Entries with chart source code
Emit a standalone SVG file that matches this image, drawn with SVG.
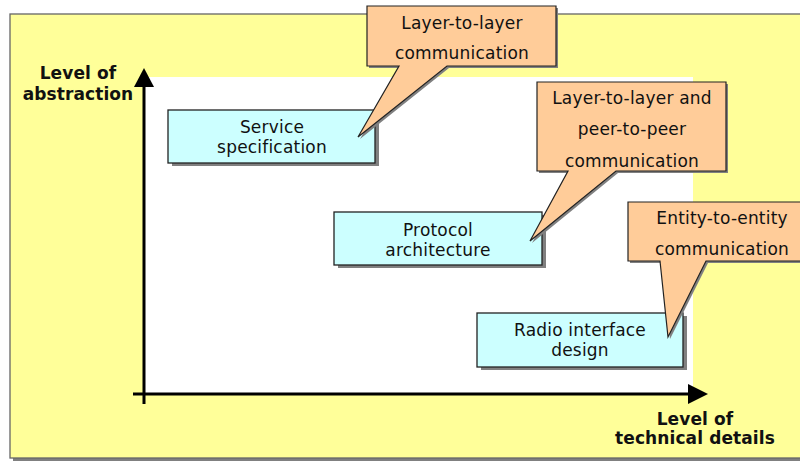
<svg xmlns="http://www.w3.org/2000/svg" width="800" height="462" viewBox="0 0 800 462">
<style>
text{font-family:"DejaVu Sans","Verdana",sans-serif;font-size:17px;fill:#111;text-anchor:middle;letter-spacing:0.2px}
.b{font-weight:bold;letter-spacing:0.1px}
.box{fill:#CCFFFF;stroke:#222;stroke-width:1.3}
.shadow{fill:#808080}
.call{fill:#FFCC99;stroke:#222;stroke-width:1.2}
.ax{stroke:#000;stroke-width:3;fill:none}
</style>
<g id="background">
<rect x="13" y="17" width="800" height="444" fill="#808080"/>
<rect x="10" y="14" width="800" height="444" fill="#FFFF99" stroke="#666" stroke-width="1.3"/>
<rect x="145" y="77" width="548" height="317" fill="#FFFFFF"/>
</g>
<g id="axes">
<line class="ax" x1="144" y1="404" x2="144" y2="84"/>
<polygon points="144,68 134,87 154,87" fill="#000"/>
<line class="ax" x1="133" y1="394" x2="692" y2="394"/>
<polygon points="708,394 688,384 688,404" fill="#000"/>
<text class="b" x="78" y="79">Level of</text>
<text class="b" x="78" y="100">abstraction</text>
<text class="b" x="695" y="425">Level of</text>
<text class="b" x="695" y="444">technical details</text>
</g>
<g id="service">
<rect class="shadow" x="172" y="113" width="207" height="53"/>
<rect class="box" x="168" y="110" width="207" height="53"/>
<text x="272" y="133">Service</text>
<text x="272" y="153">specification</text>
</g>
<g id="protocol">
<rect class="shadow" x="338" y="215" width="208" height="53"/>
<rect class="box" x="334" y="212" width="208" height="53"/>
<text x="438" y="236">Protocol</text>
<text x="438" y="256">architecture</text>
</g>
<g id="radio">
<rect class="shadow" x="481" y="316" width="206" height="54"/>
<rect class="box" x="477" y="313" width="206" height="54"/>
<text x="580" y="336">Radio interface</text>
<text x="580" y="356">design</text>
</g>
<g id="callout1">
<path d="M369,8 H558 V68 H449 L360,139 L401,68 H369 Z" fill="#808080"/>
<path class="call" d="M367,6 H556 V66 H447 L358,137 L399,66 H367 Z"/>
<text x="462" y="29">Layer-to-layer</text>
<text x="462" y="59">communication</text>
</g>
<g id="callout2">
<path d="M539,84 H728 V173 H618 L532,243 L570,173 H539 Z" fill="#808080"/>
<path class="call" d="M537,82 H726 V171 H616 L530,241 L568,171 H537 Z"/>
<text x="632" y="104">Layer-to-layer and</text>
<text x="632" y="135">peer-to-peer</text>
<text x="632" y="167">communication</text>
</g>
<g id="callout3">
<path d="M630,204 H822 V263 H708 L670,339 L662,263 H630 Z" fill="#808080"/>
<path class="call" d="M628,202 H820 V261 H706 L668,337 L660,261 H628 Z"/>
<text x="722" y="224">Entity-to-entity</text>
<text x="722" y="255">communication</text>
</g>
</svg>
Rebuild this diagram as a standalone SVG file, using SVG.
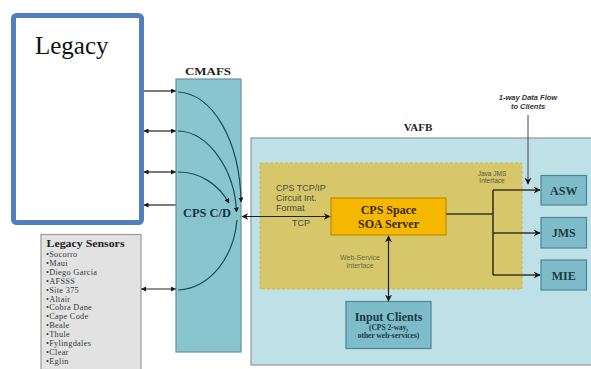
<svg xmlns="http://www.w3.org/2000/svg" width="591" height="369" viewBox="0 0 591 369">
<style>
.serifb{font-family:"Liberation Serif","Times New Roman",serif;font-weight:bold}
.serif{font-family:"Liberation Serif","Times New Roman",serif}
.sans{font-family:"Liberation Sans",Arial,sans-serif}
.ln{fill:none;stroke:#222;stroke-width:1.2}
.cv{fill:none;stroke:#1d4c57;stroke-width:1.2}
.br{fill:none;stroke:#3a3520;stroke-width:1.6}
.cl{fill:#7dbcc8;stroke:#4d8793;stroke-width:1.2}
.cltx{font-size:12px;fill:#1c3a42;text-anchor:middle}
.sens{font-size:8.3px;fill:#383838;letter-spacing:0.3px}
</style>
<defs>
<marker id="ah" viewBox="0 0 10 10" refX="9" refY="5" markerWidth="5" markerHeight="5" orient="auto-start-reverse" markerUnits="userSpaceOnUse">
<path d="M0,0 L10,5 L0,10 Z" fill="#1a1a1a"/>
</marker>
<marker id="ah2" viewBox="0 0 10 10" refX="9" refY="5" markerWidth="7" markerHeight="7" orient="auto-start-reverse" markerUnits="userSpaceOnUse">
<path d="M0,0 L10,5 L0,10 L3,5 Z" fill="#1a1a1a"/>
</marker>
</defs>
<rect width="591" height="369" fill="#ffffff"/>

<g id="vafb">
<rect x="251" y="138" width="345" height="227" fill="#bde1e7" stroke="#8a9a9d" stroke-width="1.2"/>
<text x="418" y="131" class="serifb" font-size="11" text-anchor="middle" fill="#222">VAFB</text>
</g>
<g id="interface-zone">
<rect x="260" y="163" width="262" height="126" fill="#d6c76b" stroke="#cbb856" stroke-width="1" stroke-dasharray="3,2"/>
<text x="276" y="191" class="sans" font-size="9" fill="#4b4a3a">CPS TCP/IP</text>
<text x="276" y="201" class="sans" font-size="9" fill="#4b4a3a">Circuit Int.</text>
<text x="276" y="211" class="sans" font-size="9" fill="#4b4a3a">Format</text>
<text x="301" y="226" class="sans" font-size="9" fill="#4b4a3a" text-anchor="middle">TCP</text>
<text x="492" y="176" class="sans" font-size="6.5" fill="#5a5640" text-anchor="middle">Java JMS</text>
<text x="492" y="182.5" class="sans" font-size="6.5" fill="#5a5640" text-anchor="middle">Interface</text>
<text x="360" y="260" class="sans" font-size="7" fill="#6a6850" text-anchor="middle">Web-Service</text>
<text x="360" y="268" class="sans" font-size="7" fill="#6a6850" text-anchor="middle">Interface</text>
</g>

<g id="legacy">
<rect x="13.5" y="15.5" width="128" height="207" rx="3" fill="#ffffff" stroke="#4f7fbf" stroke-width="5"/>
<text x="35" y="54" class="serif" font-size="25" fill="#111">Legacy</text>
</g>

<g id="cmafs">
<rect x="176" y="79" width="65" height="273" fill="#88c5cf" stroke="#6a8f96" stroke-width="1.2"/>
<text x="208" y="75" class="serifb" font-size="11" text-anchor="middle" fill="#222" textLength="46" lengthAdjust="spacingAndGlyphs">CMAFS</text>
<text x="183" y="216.5" class="serifb" font-size="12" fill="#17343b" textLength="48" lengthAdjust="spacingAndGlyphs">CPS C/D</text>
</g>

<g id="legacy-sensors">
<rect x="41" y="234.5" width="100" height="140" fill="#e2e2e2" stroke="#9c9c9c" stroke-width="1.2"/>
<text x="46.5" y="247" class="serifb" font-size="11" fill="#222" textLength="78" lengthAdjust="spacingAndGlyphs">Legacy Sensors</text>
<text class="serif sens">
<tspan x="46" y="257">•Socorro</tspan>
<tspan x="46" y="265.9">•Maui</tspan>
<tspan x="46" y="274.8">•Diego Garcia</tspan>
<tspan x="46" y="283.7">•AFSSS</tspan>
<tspan x="46" y="292.6">•Site 375</tspan>
<tspan x="46" y="301.5">•Altair</tspan>
<tspan x="46" y="310.4">•Cobra Dane</tspan>
<tspan x="46" y="319.3">•Cape Code</tspan>
<tspan x="46" y="328.2">•Beale</tspan>
<tspan x="46" y="337.1">•Thule</tspan>
<tspan x="46" y="346">•Fylingdales</tspan>
<tspan x="46" y="354.9">•Clear</tspan>
<tspan x="46" y="363.8">•Eglin</tspan>
</text>
</g>

<g id="cps-server">
<rect x="331" y="198" width="115" height="37" fill="#f5b800" stroke="#c38a00" stroke-width="1.2"/>
<text x="388.5" y="213.5" class="serifb" font-size="12" fill="#3a2800" text-anchor="middle">CPS Space</text>
<text x="388.5" y="228" class="serifb" font-size="12" fill="#3a2800" text-anchor="middle">SOA Server</text>
</g>

<g id="asw">
<rect class="cl" x="541" y="175.5" width="45.5" height="29.5"/>
<text x="563.75" y="194.5" class="serifb cltx">ASW</text>
</g>
<g id="jms">
<rect class="cl" x="541" y="217.5" width="45.5" height="30.5"/>
<text x="563.75" y="237" class="serifb cltx">JMS</text>
</g>
<g id="mie">
<rect class="cl" x="541" y="260" width="45.5" height="30"/>
<text x="563.75" y="279.5" class="serifb cltx">MIE</text>
</g>

<g id="input-clients">
<rect class="cl" x="346" y="301.5" width="85" height="47"/>
<text x="388.5" y="321" class="serifb" font-size="12" fill="#1c3a42" text-anchor="middle">Input Clients</text>
<text x="388.5" y="330" class="serifb" font-size="7.5" fill="#1c3a42" text-anchor="middle">(CPS 2-way,</text>
<text x="388.5" y="338" class="serifb" font-size="7.5" fill="#1c3a42" text-anchor="middle">other web-services)</text>
</g>

<g id="flow-note">
<text x="528" y="100" class="sans" font-size="7.5" font-weight="bold" font-style="italic" fill="#333" text-anchor="middle">1-way Data Flow</text>
<text x="528" y="109" class="sans" font-size="7.5" font-weight="bold" font-style="italic" fill="#333" text-anchor="middle">to Clients</text>
</g>

<g id="connectors">
<line class="ln" x1="144" y1="91" x2="175.5" y2="91" marker-end="url(#ah)"/>
<line class="ln" x1="144" y1="131" x2="175.5" y2="131" marker-start="url(#ah)" marker-end="url(#ah)"/>
<line class="ln" x1="144" y1="172" x2="175.5" y2="172" marker-start="url(#ah)" marker-end="url(#ah)"/>
<line class="ln" x1="144" y1="205" x2="175.5" y2="205" marker-start="url(#ah)"/>
<line class="ln" x1="141.5" y1="289" x2="175.5" y2="289" marker-start="url(#ah)" marker-end="url(#ah)"/>
<path class="cv" d="M178,92 C212,93 240,140 241,202" marker-end="url(#ah)"/>
<path class="cv" d="M178,131 C210,132 235,172 236.5,212" marker-end="url(#ah)"/>
<path class="cv" d="M178,172 C200,172 218,184 229,203" marker-end="url(#ah)"/>
<path class="cv" d="M178,290 C212,288 234,255 237,220"/>
<line class="ln" x1="242" y1="216.5" x2="330" y2="216.5" marker-start="url(#ah2)" marker-end="url(#ah2)"/>
<line class="ln" x1="388.5" y1="236" x2="388.5" y2="301" stroke-width="1.5" marker-start="url(#ah2)" marker-end="url(#ah2)"/>
<path class="br" d="M446,214 H493 M493,190 V275"/>
<line class="br" x1="493" y1="190" x2="540" y2="190" marker-end="url(#ah2)"/>
<line class="br" x1="493" y1="233" x2="540" y2="233" marker-end="url(#ah2)"/>
<line class="br" x1="493" y1="275" x2="540" y2="275" marker-end="url(#ah2)"/>
<line x1="528" y1="115" x2="528" y2="184" stroke="#444" stroke-width="1" marker-end="url(#ah2)"/>
</g>
</svg>
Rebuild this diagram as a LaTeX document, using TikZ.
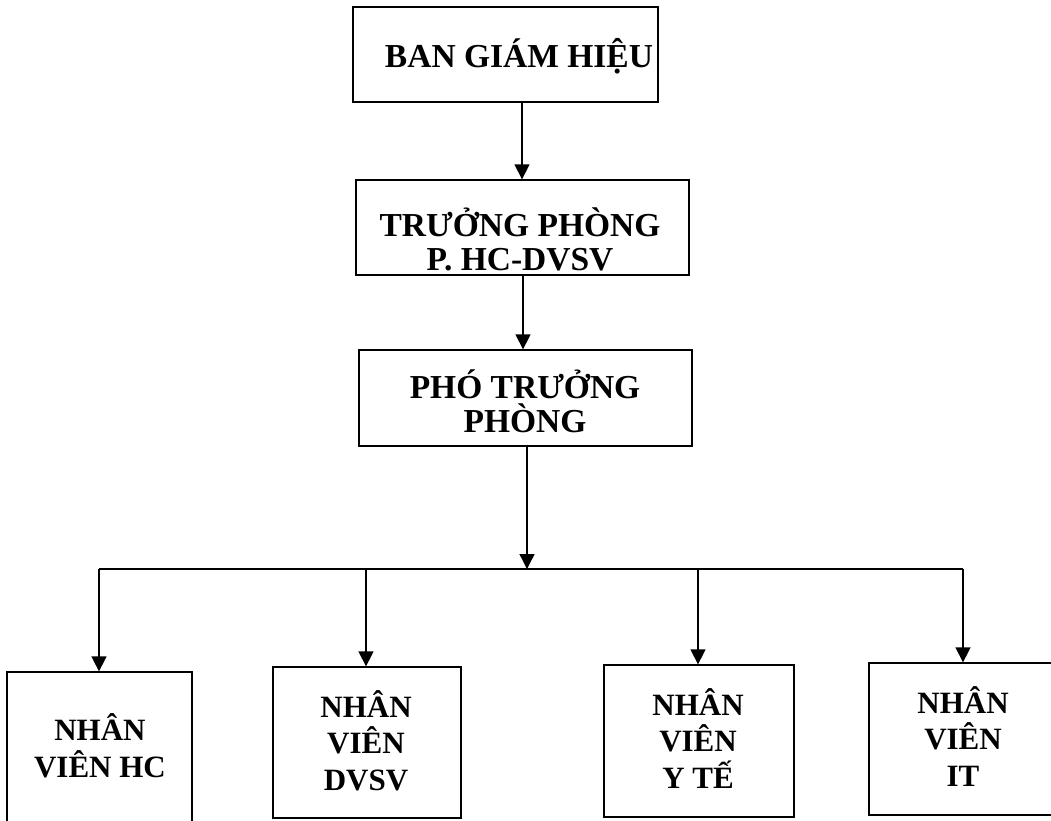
\documentclass[tikz,border=0pt]{standalone}
\usepackage{fontspec}
\setmainfont{Liberation Serif}
\usetikzlibrary{arrows.meta}
\begin{document}
\begin{tikzpicture}[x=1pt,y=-1pt,
  box/.style={draw=black, line width=1.3pt, rectangle, inner sep=0pt},
  toplbl/.style={font=\fontsize{33.5}{34}\selectfont\bfseries, align=center, inner sep=0pt, anchor=base},
  botlbl/.style={font=\fontsize{31}{36.5}\selectfont\bfseries, align=center, inner sep=0pt, anchor=base},
  conn/.style={line width=1.3pt, draw=black},
  arr/.style={conn, -{Triangle[width=15pt,length=15pt]}}]
\useasboundingbox (0,0) rectangle (1051,820);
% boxes
\node[box, minimum width=305pt, minimum height=95pt] (b1) at (505.5,54.5) {};
\node[box, minimum width=333pt, minimum height=95pt] (b2) at (522.5,227.5) {};
\node[box, minimum width=333pt, minimum height=96pt] (b3) at (525.5,398) {};
\node[box, minimum width=185pt, minimum height=150pt] (b4) at (99.5,747) {};
\node[box, minimum width=188pt, minimum height=151pt] (b5) at (367,742.5) {};
\node[box, minimum width=190pt, minimum height=152pt] (b6) at (699,741) {};
\node[box, minimum width=188pt, minimum height=152pt] (b7) at (963,739) {};
% texts (anchor base = baseline of the last line)
\node[toplbl] (t1) at (519,67) {BAN GIÁM HIỆU};
\node[toplbl] (t2) at (520,270) {TRƯỞNG PHÒNG\\P. HC-DVSV};
\node[toplbl] (t3) at (525,432) {PHÓ TRƯỞNG\\PHÒNG};
\node[botlbl] (t4) at (100,777) {NHÂN\\VIÊN HC};
\node[botlbl] (t5) at (366,790) {NHÂN\\VIÊN\\DVSV};
\node[botlbl] (t6) at (698,788) {NHÂN\\VIÊN\\Y TẾ};
\node[botlbl] (t7) at (963,786) {NHÂN\\VIÊN\\IT};
% connector coordinates
\coordinate (x12) at (522,0);
\coordinate (x23) at (523,0);
\coordinate (j) at (527,569);
\coordinate (j4) at (99,569);
\coordinate (j5) at (366,569);
\coordinate (j6) at (698,569);
\coordinate (j7) at (963,569);
% connectors
\draw[arr] (b1.south -| x12) -- (b2.north -| x12);
\draw[arr] (b2.south -| x23) -- (b3.north -| x23);
\draw[arr] (b3.south -| j) -- (j);
\draw[conn] (j4) -- (j7);
\draw[arr] (j4) -- (b4.north -| j4);
\draw[arr] (j5) -- (b5.north -| j5);
\draw[arr] (j6) -- (b6.north -| j6);
\draw[arr] (j7) -- (b7.north -| j7);
\end{tikzpicture}
\end{document}
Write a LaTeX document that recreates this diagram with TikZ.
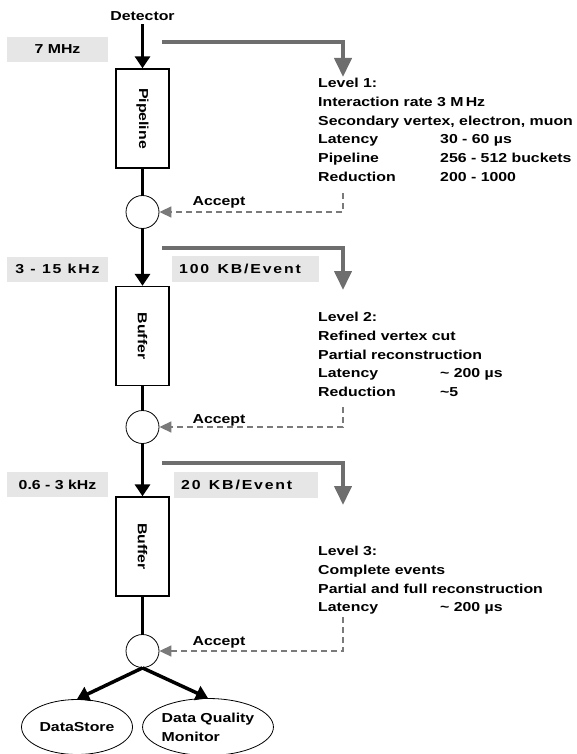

### [Given task]
Output only the lines from the line that contains "Rebuild this diagram as a LaTeX" through the end of the material, both ends included, and skip every picture.

### [Solution for this exercise]
Rebuild this diagram as a LaTeX document, using TikZ.
\documentclass[tikz,border=0pt]{standalone}
\usepackage{fontspec}
\setmainfont{Liberation Serif}
\usetikzlibrary{arrows.meta}
\begin{document}
\begin{tikzpicture}[x=1pt,y=-1pt,
  box/.style={draw=black, line width=1.3pt, rectangle, inner sep=0pt},
  toplbl/.style={font=\fontsize{33.5}{34}\selectfont\bfseries, align=center, inner sep=0pt, anchor=base},
  botlbl/.style={font=\fontsize{31}{36.5}\selectfont\bfseries, align=center, inner sep=0pt, anchor=base},
  conn/.style={line width=1.3pt, draw=black},
  arr/.style={conn, -{Triangle[width=15pt,length=15pt]}}]
\useasboundingbox (0,0) rectangle (1051,820);
% boxes
\node[box, minimum width=305pt, minimum height=95pt] (b1) at (505.5,54.5) {};
\node[box, minimum width=333pt, minimum height=95pt] (b2) at (522.5,227.5) {};
\node[box, minimum width=333pt, minimum height=96pt] (b3) at (525.5,398) {};
\node[box, minimum width=185pt, minimum height=150pt] (b4) at (99.5,747) {};
\node[box, minimum width=188pt, minimum height=151pt] (b5) at (367,742.5) {};
\node[box, minimum width=190pt, minimum height=152pt] (b6) at (699,741) {};
\node[box, minimum width=188pt, minimum height=152pt] (b7) at (963,739) {};
% texts (anchor base = baseline of the last line)
\node[toplbl] (t1) at (519,67) {BAN GIÁM HIỆU};
\node[toplbl] (t2) at (520,270) {TRƯỞNG PHÒNG\\P. HC-DVSV};
\node[toplbl] (t3) at (525,432) {PHÓ TRƯỞNG\\PHÒNG};
\node[botlbl] (t4) at (100,777) {NHÂN\\VIÊN HC};
\node[botlbl] (t5) at (366,790) {NHÂN\\VIÊN\\DVSV};
\node[botlbl] (t6) at (698,788) {NHÂN\\VIÊN\\Y TẾ};
\node[botlbl] (t7) at (963,786) {NHÂN\\VIÊN\\IT};
% connector coordinates
\coordinate (x12) at (522,0);
\coordinate (x23) at (523,0);
\coordinate (j) at (527,569);
\coordinate (j4) at (99,569);
\coordinate (j5) at (366,569);
\coordinate (j6) at (698,569);
\coordinate (j7) at (963,569);
% connectors
\draw[arr] (b1.south -| x12) -- (b2.north -| x12);
\draw[arr] (b2.south -| x23) -- (b3.north -| x23);
\draw[arr] (b3.south -| j) -- (j);
\draw[conn] (j4) -- (j7);
\draw[arr] (j4) -- (b4.north -| j4);
\draw[arr] (j5) -- (b5.north -| j5);
\draw[arr] (j6) -- (b6.north -| j6);
\draw[arr] (j7) -- (b7.north -| j7);
\end{tikzpicture}
\end{document}
Write a LaTeX document that recreates this diagram with TikZ.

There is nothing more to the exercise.